How to write a Research Paper for High School Students
How to make a research paper for High School Students
Writing a Research Paper is not a frightening experience. You can treat it as an adventure as you delve deeper to the minds of those frontrunners of evolution, scientists, inventors, anthropologists and the like. Try to think the world without research; it would be bleak and desolate, isn’t it? So try these simple steps, and viola! You can launch your own research pad.
A. The purpose of writing a research paper
a. To learn how to use the library and the web efficiently
b. To develop habits of purposeful reading and note taking
c. To learn how to organize information taken from various sources and develop it into a unified composition
d. To know the rules of footnoting, bibliography and other elements that go into a research paper.
B. The choice of a topic
Choose a topic that fascinates you, arouses your curiosity, or captures your imagination. It should be something that you are eager to discover more or that can help you in the for-seeable future.
a. Do not choose a topic from personal experience. Topics on personal experience do not require research.
b. Do not choose a topic which would be developed from a single source.
c. Do not choose a topic for which satisfactory evidence is not available.
d. Do not choose a topic which has more than ten resources.
e. Do not choose a topic which is highly controversial for it is too comprehensive and it might lead to attacking or defending it without sufficient evidence.
C. The review of related literature to limit your topic
Limiting the topic is a very important aspect of research paper. Select only the aspect that would interest you most and which you would enjoy writing about.
a. Try to discover whether the topic does not cover too many aspects.
b. To cover these topics in your research paper would be a hard task.
c. Do not devote all your time and effort for you have other things to pursue.
D. The gathering of materials
Consider the following before taking into consideration the work of the author:
a. The qualification of the author
b. The date of publication
c. The type of magazine in which the materials appears. Make sure that it is taken from respected periodicals or books.
E. The taking down of notes
a. In standardized forms, notes should be written on 4x6 inches or 3x5 inches index cards. The advantage of taking notes on these cards is that it is easier for you to shuffle. Moreover, you can easily discard unimportant notes.
b. Each card should contain two kinds of information: the fact or opinion being noted and the exact source. The second is very important in footnotes or endnotes.
c. Only one note should be written on a card.
d. Leave enough space on the top so you may write the subject heading.
e. Write only one side of the card.
F. The presentation of source materials
a. Acknowledge your source to avoid Plagiarism
b. Summarize the quotations if possible
c. Make sure not to distort the true meaning and context of the source
d. If you use the exact words of the writer make sure to use quotation marks
e.
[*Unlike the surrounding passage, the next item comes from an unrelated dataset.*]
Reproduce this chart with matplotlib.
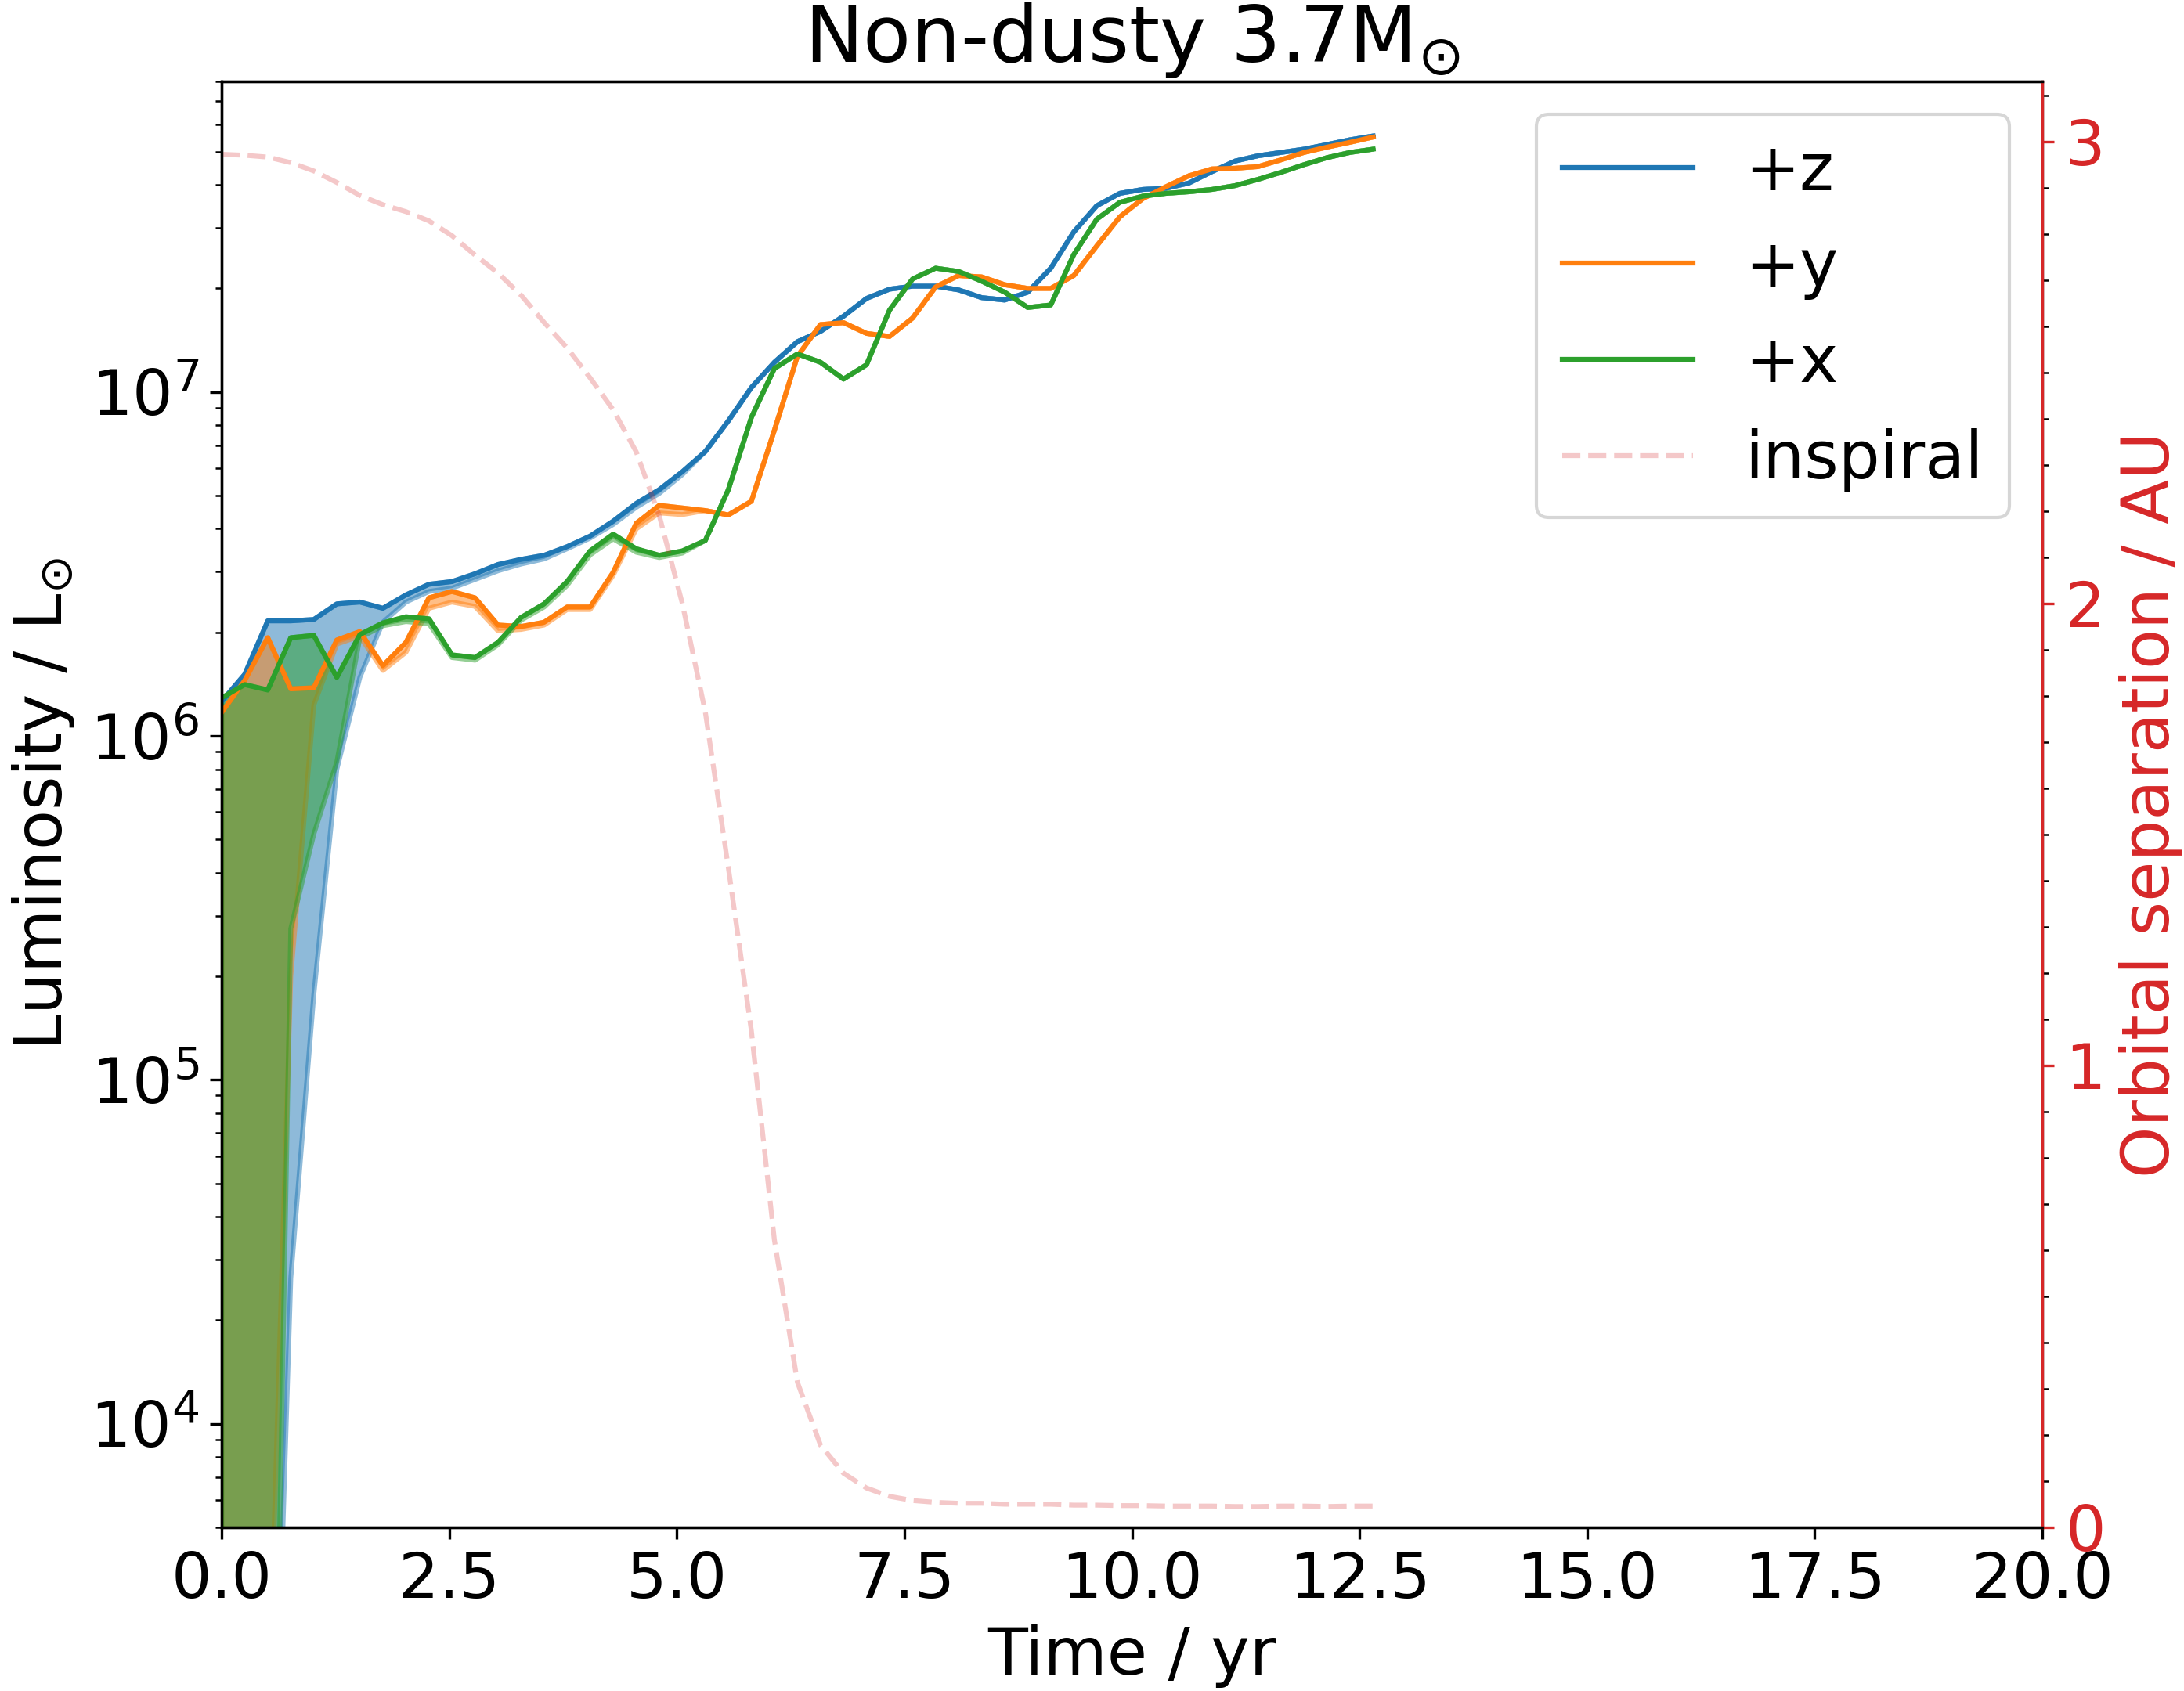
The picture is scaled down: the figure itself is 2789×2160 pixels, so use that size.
import matplotlib
matplotlib.use("Agg")
import matplotlib.pyplot as plt
import numpy as np
from matplotlib.ticker import MultipleLocator

# sample times (yr)
time_yr = [0.0, 0.253, 0.506, 0.759, 1.012, 1.265, 1.518, 1.771, 2.024, 2.277,
           2.53, 2.783, 3.036, 3.289, 3.542, 3.795, 4.048, 4.301, 4.554, 4.807,
           5.06, 5.313, 5.566, 5.819, 6.072, 6.325, 6.578, 6.831, 7.084, 7.337,
           7.59, 7.843, 8.096, 8.349, 8.602, 8.855, 9.108, 9.361, 9.614, 9.867,
           10.12, 10.373, 10.626, 10.879, 11.132, 11.385, 11.638, 11.891, 12.144, 12.397,
           12.65]

# luminosity along each viewing direction (Lsun)
lum_z = [1.26e6, 1.51e6, 2.16e6, 2.16e6, 2.18e6, 2.42e6, 2.45e6, 2.35e6, 2.57e6, 2.76e6,
         2.81e6, 2.96e6, 3.15e6, 3.26e6, 3.35e6, 3.55e6, 3.81e6, 4.21e6, 4.74e6, 5.20e6,
         5.86e6, 6.71e6, 8.24e6, 1.03e7, 1.22e7, 1.40e7, 1.50e7, 1.66e7, 1.87e7, 1.99e7,
         2.03e7, 2.03e7, 1.98e7, 1.88e7, 1.85e7, 1.95e7, 2.29e7, 2.92e7, 3.48e7, 3.78e7,
         3.88e7, 3.91e7, 4.05e7, 4.37e7, 4.69e7, 4.86e7, 4.97e7, 5.08e7, 5.24e7, 5.41e7,
         5.55e7]
lum_y = [1.17e6, 1.45e6, 1.93e6, 1.37e6, 1.38e6, 1.90e6, 2.01e6, 1.60e6, 1.87e6, 2.52e6,
         2.63e6, 2.52e6, 2.10e6, 2.08e6, 2.14e6, 2.37e6, 2.37e6, 2.99e6, 4.15e6, 4.68e6,
         4.60e6, 4.52e6, 4.39e6, 4.81e6, 7.74e6, 1.27e7, 1.57e7, 1.59e7, 1.48e7, 1.45e7,
         1.64e7, 2.02e7, 2.18e7, 2.16e7, 2.05e7, 2.00e7, 2.00e7, 2.18e7, 2.66e7, 3.23e7,
         3.65e7, 3.95e7, 4.25e7, 4.45e7, 4.47e7, 4.52e7, 4.73e7, 4.97e7, 5.15e7, 5.32e7,
         5.51e7]
lum_x = [1.29e6, 1.41e6, 1.36e6, 1.93e6, 1.96e6, 1.48e6, 1.97e6, 2.13e6, 2.22e6, 2.19e6,
         1.72e6, 1.69e6, 1.87e6, 2.21e6, 2.42e6, 2.81e6, 3.45e6, 3.86e6, 3.50e6, 3.35e6,
         3.45e6, 3.70e6, 5.20e6, 8.43e6, 1.17e7, 1.29e7, 1.22e7, 1.09e7, 1.20e7, 1.73e7,
         2.13e7, 2.29e7, 2.24e7, 2.10e7, 1.95e7, 1.76e7, 1.79e7, 2.51e7, 3.18e7, 3.56e7,
         3.71e7, 3.78e7, 3.82e7, 3.88e7, 3.98e7, 4.15e7, 4.35e7, 4.58e7, 4.80e7, 4.97e7,
         5.08e7]

# lower edge of the shaded band (early part; afterwards the band closes on the line)
low_z = [1e2, 1e2, 2e2, 2.65e4, 1.77e5, 8.0e5, 1.48e6, 2.14e6, 2.45e6, 2.63e6,
         2.69e6, 2.85e6, 3.02e6, 3.16e6, 3.27e6, 3.50e6, 3.76e6, 4.12e6, 4.62e6, 5.07e6,
         5.75e6]
low_y = [1e2, 1e2, 1.2e3, 2.0e5, 1.23e6, 1.85e6, 1.95e6, 1.55e6, 1.75e6, 2.35e6,
         2.45e6, 2.38e6, 2.02e6, 2.04e6, 2.10e6, 2.33e6, 2.33e6, 2.93e6, 4.00e6, 4.45e6,
         4.40e6]
low_x = [1e2, 1e2, 6.5e1, 2.75e5, 5.18e5, 8.4e5, 1.93e6, 2.09e6, 2.15e6, 2.12e6,
         1.69e6, 1.66e6, 1.84e6, 2.17e6, 2.37e6, 2.74e6, 3.36e6, 3.74e6, 3.42e6, 3.30e6,
         3.40e6]

# orbital separation (AU)
separation = [2.972, 2.970, 2.966, 2.954, 2.936, 2.911, 2.883, 2.863, 2.848, 2.828,
              2.796, 2.754, 2.715, 2.667, 2.608, 2.553, 2.488, 2.419, 2.328, 2.19,
              2.00, 1.765, 1.428, 1.075, 0.622, 0.314, 0.178, 0.117, 0.085, 0.067,
              0.058, 0.054, 0.052, 0.052, 0.050, 0.050, 0.050, 0.048, 0.048, 0.047,
              0.047, 0.046, 0.046, 0.046, 0.045, 0.045, 0.046, 0.046, 0.045, 0.046,
              0.046]

series = [("+z", lum_z, low_z, "tab:blue"),
          ("+y", lum_y, low_y, "tab:orange"),
          ("+x", lum_x, low_x, "tab:green")]

fig = plt.figure(figsize=(2789 / 300, 2160 / 300), dpi=300)
ax = fig.add_axes([0.1015, 0.0968, 0.8336, 0.8551])

t = np.array(time_yr)
for name, lum, low, col in series:
    lum = np.array(lum)
    lower = np.concatenate([low, lum[len(low):]])
    ax.fill_between(t, lower, lum, color=col, alpha=0.5, linewidth=1.5)
    ax.plot(t, lum, color=col, lw=1.5, label=name)

ax.set_yscale("log")
ax.set_ylim(5e3, 8e7)
ax.set_xlim(0, 20)
ax.set_xlabel("Time / yr", fontsize=20)
ax.set_ylabel(r"Luminosity / L$_{\odot}$", fontsize=20)
ax.tick_params(axis="both", which="major", labelsize=19.5)
ax.set_title(r"Non-dusty 3.7M$_{\odot}$", fontsize=24)

ax2 = ax.twinx()
ax2.plot(t, separation, "--", color="tab:red", alpha=0.25, lw=1.5, label="inspiral")
ax2.set_ylim(0, 3.13)
ax2.set_ylabel("Orbital separation / AU", color="tab:red", fontsize=20)
ax2.tick_params(axis="y", colors="tab:red", labelsize=19.5)
ax2.yaxis.set_major_locator(MultipleLocator(1))
ax2.yaxis.set_minor_locator(MultipleLocator(0.1))
ax2.spines["right"].set_color("tab:red")

h1, l1 = ax.get_legend_handles_labels()
h2, l2 = ax2.get_legend_handles_labels()
ax2.legend(h1 + h2, l1 + l2, loc="upper right", fontsize=20)

fig.savefig("out.png", dpi=300)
Prose quotations of three short sentences or less are to be written as part of a paragraph
f. In including quotation poetry, begin two spaces below the last line and should be indented.
G. The outlining of the research paper
The outline is the backbone of the research paper. It serves as its framework.
a. While working on the note taking make a periodic attempt to group and create running outline.
b. Make a preliminary outline to discover a thesis or to test one which is beginning to shape in mind.
c. Make a final outline for a more thorough preparation of your research paper.
H. The composition of the research paper
The research paper must not be a package of stringing together the information gathered but a complete reworking of the source material gathered. It must include the following:
a. The Thesis Statement – a statement that is your focal point in writing your research paper. Your aim is to convey your ideas on your research.
b. The Introduction – you can introduce your topic by citing an anecdote, statistics or a direct quotation.
c. The Body – this is the meat of the paper, all the substantial proof from the data you have gathered should be reflected in here.
d. The Conclusion – the conclusion should be a summary of the main point from the data gathered and then end it with a challenge or an intriguing question.
I. The Bibliography
This includes the materials and sources of information gathered. This a sample format of a bibliographic entry:
Brinkley, Allan. 1982. Voices of Protest: Huey Long, Father Coughlin, and the Great Depression. New
York: Alfred A. Knopf.
Be sure to alphabetize the entries.
P.S. The process may be tedious, but it’s worth the try for one may be adept in not just be contented of what one has but to seek more and discover that the world is not just what the eyes can see.